Extracted information:

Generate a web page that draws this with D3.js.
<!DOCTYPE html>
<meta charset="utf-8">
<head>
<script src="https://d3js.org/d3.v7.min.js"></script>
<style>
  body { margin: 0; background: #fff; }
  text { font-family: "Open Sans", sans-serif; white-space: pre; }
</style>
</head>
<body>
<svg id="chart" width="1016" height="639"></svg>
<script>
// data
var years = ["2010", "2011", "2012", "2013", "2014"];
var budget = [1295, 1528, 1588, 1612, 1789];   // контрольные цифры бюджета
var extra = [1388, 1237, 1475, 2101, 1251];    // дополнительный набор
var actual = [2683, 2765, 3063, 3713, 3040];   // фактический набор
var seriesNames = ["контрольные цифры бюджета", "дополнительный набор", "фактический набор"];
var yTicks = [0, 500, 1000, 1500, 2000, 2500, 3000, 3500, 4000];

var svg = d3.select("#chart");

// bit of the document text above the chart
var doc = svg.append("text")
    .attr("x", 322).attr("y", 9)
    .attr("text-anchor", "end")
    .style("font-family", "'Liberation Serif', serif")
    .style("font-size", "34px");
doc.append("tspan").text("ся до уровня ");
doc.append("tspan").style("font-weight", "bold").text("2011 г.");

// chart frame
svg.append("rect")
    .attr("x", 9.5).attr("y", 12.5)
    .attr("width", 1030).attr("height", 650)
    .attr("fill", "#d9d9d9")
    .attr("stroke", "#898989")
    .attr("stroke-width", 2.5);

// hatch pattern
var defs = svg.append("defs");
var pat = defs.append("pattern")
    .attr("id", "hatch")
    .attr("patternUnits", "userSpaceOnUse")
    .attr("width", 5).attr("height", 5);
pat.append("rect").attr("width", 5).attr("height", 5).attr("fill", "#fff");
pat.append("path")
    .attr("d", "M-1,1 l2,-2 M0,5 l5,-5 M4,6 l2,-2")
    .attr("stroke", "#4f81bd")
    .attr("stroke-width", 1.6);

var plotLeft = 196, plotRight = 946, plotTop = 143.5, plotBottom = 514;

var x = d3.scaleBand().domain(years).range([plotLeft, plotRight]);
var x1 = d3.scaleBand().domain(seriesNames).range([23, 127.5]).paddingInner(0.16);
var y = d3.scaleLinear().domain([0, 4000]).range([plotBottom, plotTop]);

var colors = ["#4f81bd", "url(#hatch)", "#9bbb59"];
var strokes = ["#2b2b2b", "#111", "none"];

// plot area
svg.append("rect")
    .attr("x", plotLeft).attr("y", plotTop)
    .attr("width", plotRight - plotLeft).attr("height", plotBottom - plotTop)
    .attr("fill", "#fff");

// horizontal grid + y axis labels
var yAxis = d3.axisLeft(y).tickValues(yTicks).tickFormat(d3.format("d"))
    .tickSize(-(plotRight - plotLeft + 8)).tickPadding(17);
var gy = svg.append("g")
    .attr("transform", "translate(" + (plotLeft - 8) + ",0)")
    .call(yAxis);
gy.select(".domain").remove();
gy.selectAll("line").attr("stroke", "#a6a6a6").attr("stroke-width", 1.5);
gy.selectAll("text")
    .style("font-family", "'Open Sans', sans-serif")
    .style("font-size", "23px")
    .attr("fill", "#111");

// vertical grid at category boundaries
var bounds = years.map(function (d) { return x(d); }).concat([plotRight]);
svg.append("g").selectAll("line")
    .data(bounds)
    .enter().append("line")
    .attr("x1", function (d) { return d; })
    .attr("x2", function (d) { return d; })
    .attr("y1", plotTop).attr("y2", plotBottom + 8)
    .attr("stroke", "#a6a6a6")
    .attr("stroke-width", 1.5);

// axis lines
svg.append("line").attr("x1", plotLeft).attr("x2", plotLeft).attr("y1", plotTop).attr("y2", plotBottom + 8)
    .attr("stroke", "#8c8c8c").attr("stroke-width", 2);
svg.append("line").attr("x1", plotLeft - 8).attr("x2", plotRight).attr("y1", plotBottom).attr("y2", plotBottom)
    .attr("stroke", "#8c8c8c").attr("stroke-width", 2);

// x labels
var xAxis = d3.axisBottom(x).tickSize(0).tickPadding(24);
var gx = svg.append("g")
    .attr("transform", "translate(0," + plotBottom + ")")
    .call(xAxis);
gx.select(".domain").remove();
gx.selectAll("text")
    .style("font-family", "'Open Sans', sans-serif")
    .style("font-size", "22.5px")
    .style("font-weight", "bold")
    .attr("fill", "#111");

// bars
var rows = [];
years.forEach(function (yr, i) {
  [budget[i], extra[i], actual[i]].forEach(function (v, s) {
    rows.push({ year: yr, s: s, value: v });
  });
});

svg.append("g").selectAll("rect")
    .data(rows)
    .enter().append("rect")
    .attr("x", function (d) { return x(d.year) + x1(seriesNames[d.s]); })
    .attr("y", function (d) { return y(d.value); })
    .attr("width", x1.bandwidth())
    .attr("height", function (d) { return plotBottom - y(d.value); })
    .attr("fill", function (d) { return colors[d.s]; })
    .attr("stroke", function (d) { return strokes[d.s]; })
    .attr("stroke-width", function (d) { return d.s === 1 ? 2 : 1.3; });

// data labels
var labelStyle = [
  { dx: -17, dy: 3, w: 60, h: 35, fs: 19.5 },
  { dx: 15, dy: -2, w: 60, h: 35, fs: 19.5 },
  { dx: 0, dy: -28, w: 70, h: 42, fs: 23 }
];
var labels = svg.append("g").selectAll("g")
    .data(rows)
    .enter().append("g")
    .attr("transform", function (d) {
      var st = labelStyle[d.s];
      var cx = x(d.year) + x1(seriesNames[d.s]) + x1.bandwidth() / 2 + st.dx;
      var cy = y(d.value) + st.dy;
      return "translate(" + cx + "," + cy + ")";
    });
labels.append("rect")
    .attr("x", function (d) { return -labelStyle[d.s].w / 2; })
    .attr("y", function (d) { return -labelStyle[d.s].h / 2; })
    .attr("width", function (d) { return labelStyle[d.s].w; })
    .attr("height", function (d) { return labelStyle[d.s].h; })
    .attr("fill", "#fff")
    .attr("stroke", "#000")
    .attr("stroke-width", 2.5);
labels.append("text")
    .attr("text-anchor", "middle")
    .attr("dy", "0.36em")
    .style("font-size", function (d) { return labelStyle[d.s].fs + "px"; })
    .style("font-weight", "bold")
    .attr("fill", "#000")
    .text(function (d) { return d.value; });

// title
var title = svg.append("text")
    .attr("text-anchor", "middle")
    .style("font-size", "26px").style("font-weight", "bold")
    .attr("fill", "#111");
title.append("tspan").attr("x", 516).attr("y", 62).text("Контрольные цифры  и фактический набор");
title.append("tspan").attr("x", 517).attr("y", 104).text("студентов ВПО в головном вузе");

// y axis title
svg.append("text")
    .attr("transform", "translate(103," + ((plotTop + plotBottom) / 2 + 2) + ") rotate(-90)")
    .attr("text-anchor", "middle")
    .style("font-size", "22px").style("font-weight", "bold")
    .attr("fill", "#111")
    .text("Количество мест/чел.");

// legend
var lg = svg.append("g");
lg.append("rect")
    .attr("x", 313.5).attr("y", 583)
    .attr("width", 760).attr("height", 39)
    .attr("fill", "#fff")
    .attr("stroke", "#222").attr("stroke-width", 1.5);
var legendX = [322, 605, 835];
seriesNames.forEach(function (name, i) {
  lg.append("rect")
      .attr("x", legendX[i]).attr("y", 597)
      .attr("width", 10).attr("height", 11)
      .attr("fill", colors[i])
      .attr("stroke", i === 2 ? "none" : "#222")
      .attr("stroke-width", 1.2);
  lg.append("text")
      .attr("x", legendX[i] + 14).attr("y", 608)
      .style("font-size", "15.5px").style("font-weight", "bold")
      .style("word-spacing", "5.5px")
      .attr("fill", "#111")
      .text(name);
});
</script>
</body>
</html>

* * *

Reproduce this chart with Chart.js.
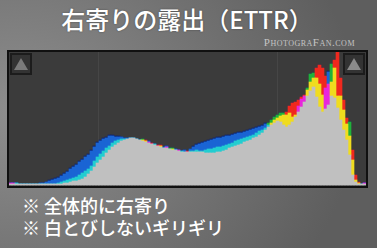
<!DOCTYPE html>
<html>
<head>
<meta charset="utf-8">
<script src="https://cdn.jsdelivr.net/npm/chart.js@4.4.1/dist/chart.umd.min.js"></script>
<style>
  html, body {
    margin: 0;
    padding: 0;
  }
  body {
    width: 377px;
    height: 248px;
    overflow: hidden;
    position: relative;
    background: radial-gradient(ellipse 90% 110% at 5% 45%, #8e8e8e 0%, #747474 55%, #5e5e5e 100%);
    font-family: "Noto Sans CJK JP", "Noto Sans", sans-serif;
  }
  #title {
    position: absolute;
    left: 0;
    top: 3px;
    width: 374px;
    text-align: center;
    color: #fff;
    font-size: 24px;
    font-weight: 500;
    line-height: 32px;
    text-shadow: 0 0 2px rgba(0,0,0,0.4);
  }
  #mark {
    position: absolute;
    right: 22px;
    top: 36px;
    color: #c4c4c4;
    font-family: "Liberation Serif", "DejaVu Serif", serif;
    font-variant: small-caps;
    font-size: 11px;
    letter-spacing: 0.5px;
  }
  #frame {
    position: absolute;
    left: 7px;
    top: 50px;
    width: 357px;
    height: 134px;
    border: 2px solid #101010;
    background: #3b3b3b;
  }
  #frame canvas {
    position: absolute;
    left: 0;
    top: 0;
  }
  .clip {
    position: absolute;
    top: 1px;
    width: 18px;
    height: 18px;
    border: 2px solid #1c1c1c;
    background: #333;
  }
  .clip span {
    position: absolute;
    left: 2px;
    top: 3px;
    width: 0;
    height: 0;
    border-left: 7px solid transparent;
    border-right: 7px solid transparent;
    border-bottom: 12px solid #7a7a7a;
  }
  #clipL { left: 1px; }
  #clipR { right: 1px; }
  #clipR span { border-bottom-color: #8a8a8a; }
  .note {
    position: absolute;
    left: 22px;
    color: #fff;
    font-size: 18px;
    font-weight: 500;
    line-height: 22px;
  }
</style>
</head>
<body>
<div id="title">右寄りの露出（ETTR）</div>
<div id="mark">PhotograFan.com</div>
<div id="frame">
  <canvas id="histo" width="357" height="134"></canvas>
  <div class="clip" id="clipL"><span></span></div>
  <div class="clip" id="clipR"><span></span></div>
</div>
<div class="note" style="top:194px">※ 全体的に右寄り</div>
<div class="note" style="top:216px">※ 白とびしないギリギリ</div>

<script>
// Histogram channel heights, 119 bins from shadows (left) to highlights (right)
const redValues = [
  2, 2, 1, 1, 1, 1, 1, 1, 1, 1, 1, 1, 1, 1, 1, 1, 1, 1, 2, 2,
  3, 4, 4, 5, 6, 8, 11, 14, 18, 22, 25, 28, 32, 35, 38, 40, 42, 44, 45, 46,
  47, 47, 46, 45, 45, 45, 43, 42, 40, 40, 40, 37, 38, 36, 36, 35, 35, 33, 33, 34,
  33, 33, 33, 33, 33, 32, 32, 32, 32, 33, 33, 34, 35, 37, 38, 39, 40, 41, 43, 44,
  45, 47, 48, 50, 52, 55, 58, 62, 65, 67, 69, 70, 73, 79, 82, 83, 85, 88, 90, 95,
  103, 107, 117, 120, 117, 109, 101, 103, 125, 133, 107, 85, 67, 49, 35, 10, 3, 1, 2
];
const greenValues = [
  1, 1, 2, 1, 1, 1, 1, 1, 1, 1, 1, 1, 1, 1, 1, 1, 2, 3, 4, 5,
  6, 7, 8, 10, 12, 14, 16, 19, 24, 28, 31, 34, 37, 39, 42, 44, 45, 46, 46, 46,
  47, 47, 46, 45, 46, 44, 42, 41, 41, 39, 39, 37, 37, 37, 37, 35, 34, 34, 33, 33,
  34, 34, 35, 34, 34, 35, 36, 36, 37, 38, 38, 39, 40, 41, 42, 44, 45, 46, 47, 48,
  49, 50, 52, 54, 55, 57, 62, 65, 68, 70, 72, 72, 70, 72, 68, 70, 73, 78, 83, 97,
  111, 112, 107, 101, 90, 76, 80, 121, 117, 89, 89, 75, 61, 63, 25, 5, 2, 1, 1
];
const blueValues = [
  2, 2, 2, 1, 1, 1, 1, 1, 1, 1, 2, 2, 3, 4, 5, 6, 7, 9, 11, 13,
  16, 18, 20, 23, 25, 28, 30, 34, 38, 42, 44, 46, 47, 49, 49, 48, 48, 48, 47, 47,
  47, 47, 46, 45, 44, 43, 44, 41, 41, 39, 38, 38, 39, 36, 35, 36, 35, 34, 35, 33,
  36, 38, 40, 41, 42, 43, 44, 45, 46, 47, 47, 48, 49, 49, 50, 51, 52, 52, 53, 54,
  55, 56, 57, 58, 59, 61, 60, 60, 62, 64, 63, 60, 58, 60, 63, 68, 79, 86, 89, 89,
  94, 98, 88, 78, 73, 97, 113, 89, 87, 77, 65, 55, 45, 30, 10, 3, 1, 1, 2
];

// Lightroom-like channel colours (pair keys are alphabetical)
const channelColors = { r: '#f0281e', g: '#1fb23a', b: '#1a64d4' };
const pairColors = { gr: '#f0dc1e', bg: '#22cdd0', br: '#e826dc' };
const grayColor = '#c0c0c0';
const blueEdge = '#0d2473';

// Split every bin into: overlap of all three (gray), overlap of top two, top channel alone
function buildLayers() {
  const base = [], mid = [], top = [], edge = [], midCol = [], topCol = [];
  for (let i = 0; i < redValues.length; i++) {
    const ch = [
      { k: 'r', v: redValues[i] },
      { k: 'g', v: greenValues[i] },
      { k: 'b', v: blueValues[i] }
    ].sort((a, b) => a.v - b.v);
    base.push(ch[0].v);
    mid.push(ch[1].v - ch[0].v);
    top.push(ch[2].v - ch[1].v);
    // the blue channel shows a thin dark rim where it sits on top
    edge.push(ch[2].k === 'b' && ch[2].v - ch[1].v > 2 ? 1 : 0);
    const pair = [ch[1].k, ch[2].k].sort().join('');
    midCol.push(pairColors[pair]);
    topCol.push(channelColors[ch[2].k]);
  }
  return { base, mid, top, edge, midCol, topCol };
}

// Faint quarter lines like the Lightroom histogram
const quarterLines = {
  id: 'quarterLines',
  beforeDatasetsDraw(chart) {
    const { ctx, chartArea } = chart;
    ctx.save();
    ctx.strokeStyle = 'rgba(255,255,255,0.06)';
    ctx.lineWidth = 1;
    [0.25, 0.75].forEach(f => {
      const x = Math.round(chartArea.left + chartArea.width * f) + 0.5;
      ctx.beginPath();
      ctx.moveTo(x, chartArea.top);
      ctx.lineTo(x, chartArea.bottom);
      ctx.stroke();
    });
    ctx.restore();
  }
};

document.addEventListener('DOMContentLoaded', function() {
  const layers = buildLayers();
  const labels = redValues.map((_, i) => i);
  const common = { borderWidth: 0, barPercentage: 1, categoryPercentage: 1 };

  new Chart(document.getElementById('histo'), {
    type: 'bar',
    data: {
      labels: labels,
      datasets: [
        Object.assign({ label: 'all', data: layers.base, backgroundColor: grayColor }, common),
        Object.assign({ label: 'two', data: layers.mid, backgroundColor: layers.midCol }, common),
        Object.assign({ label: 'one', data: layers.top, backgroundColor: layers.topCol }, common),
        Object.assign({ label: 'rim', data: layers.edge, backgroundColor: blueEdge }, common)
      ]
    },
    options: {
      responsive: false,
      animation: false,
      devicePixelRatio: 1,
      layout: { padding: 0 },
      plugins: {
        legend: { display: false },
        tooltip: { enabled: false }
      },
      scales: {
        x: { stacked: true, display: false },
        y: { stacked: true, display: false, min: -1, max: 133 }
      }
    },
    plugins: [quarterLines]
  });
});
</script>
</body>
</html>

Direction: Of all the entries above, repeat only the lines from the line that has "Generate a web" to the line that has "d3.scaleLinear().domain([0, 4000]).range([plotBottom, plotTop]);", both lines included, exactly.

Written response:
Generate a web page that draws this with D3.js.
<!DOCTYPE html>
<meta charset="utf-8">
<head>
<script src="https://d3js.org/d3.v7.min.js"></script>
<style>
  body { margin: 0; background: #fff; }
  text { font-family: "Open Sans", sans-serif; white-space: pre; }
</style>
</head>
<body>
<svg id="chart" width="1016" height="639"></svg>
<script>
// data
var years = ["2010", "2011", "2012", "2013", "2014"];
var budget = [1295, 1528, 1588, 1612, 1789];   // контрольные цифры бюджета
var extra = [1388, 1237, 1475, 2101, 1251];    // дополнительный набор
var actual = [2683, 2765, 3063, 3713, 3040];   // фактический набор
var seriesNames = ["контрольные цифры бюджета", "дополнительный набор", "фактический набор"];
var yTicks = [0, 500, 1000, 1500, 2000, 2500, 3000, 3500, 4000];

var svg = d3.select("#chart");

// bit of the document text above the chart
var doc = svg.append("text")
    .attr("x", 322).attr("y", 9)
    .attr("text-anchor", "end")
    .style("font-family", "'Liberation Serif', serif")
    .style("font-size", "34px");
doc.append("tspan").text("ся до уровня ");
doc.append("tspan").style("font-weight", "bold").text("2011 г.");

// chart frame
svg.append("rect")
    .attr("x", 9.5).attr("y", 12.5)
    .attr("width", 1030).attr("height", 650)
    .attr("fill", "#d9d9d9")
    .attr("stroke", "#898989")
    .attr("stroke-width", 2.5);

// hatch pattern
var defs = svg.append("defs");
var pat = defs.append("pattern")
    .attr("id", "hatch")
    .attr("patternUnits", "userSpaceOnUse")
    .attr("width", 5).attr("height", 5);
pat.append("rect").attr("width", 5).attr("height", 5).attr("fill", "#fff");
pat.append("path")
    .attr("d", "M-1,1 l2,-2 M0,5 l5,-5 M4,6 l2,-2")
    .attr("stroke", "#4f81bd")
    .attr("stroke-width", 1.6);

var plotLeft = 196, plotRight = 946, plotTop = 143.5, plotBottom = 514;

var x = d3.scaleBand().domain(years).range([plotLeft, plotRight]);
var x1 = d3.scaleBand().domain(seriesNames).range([23, 127.5]).paddingInner(0.16);
var y = d3.scaleLinear().domain([0, 4000]).range([plotBottom, plotTop]);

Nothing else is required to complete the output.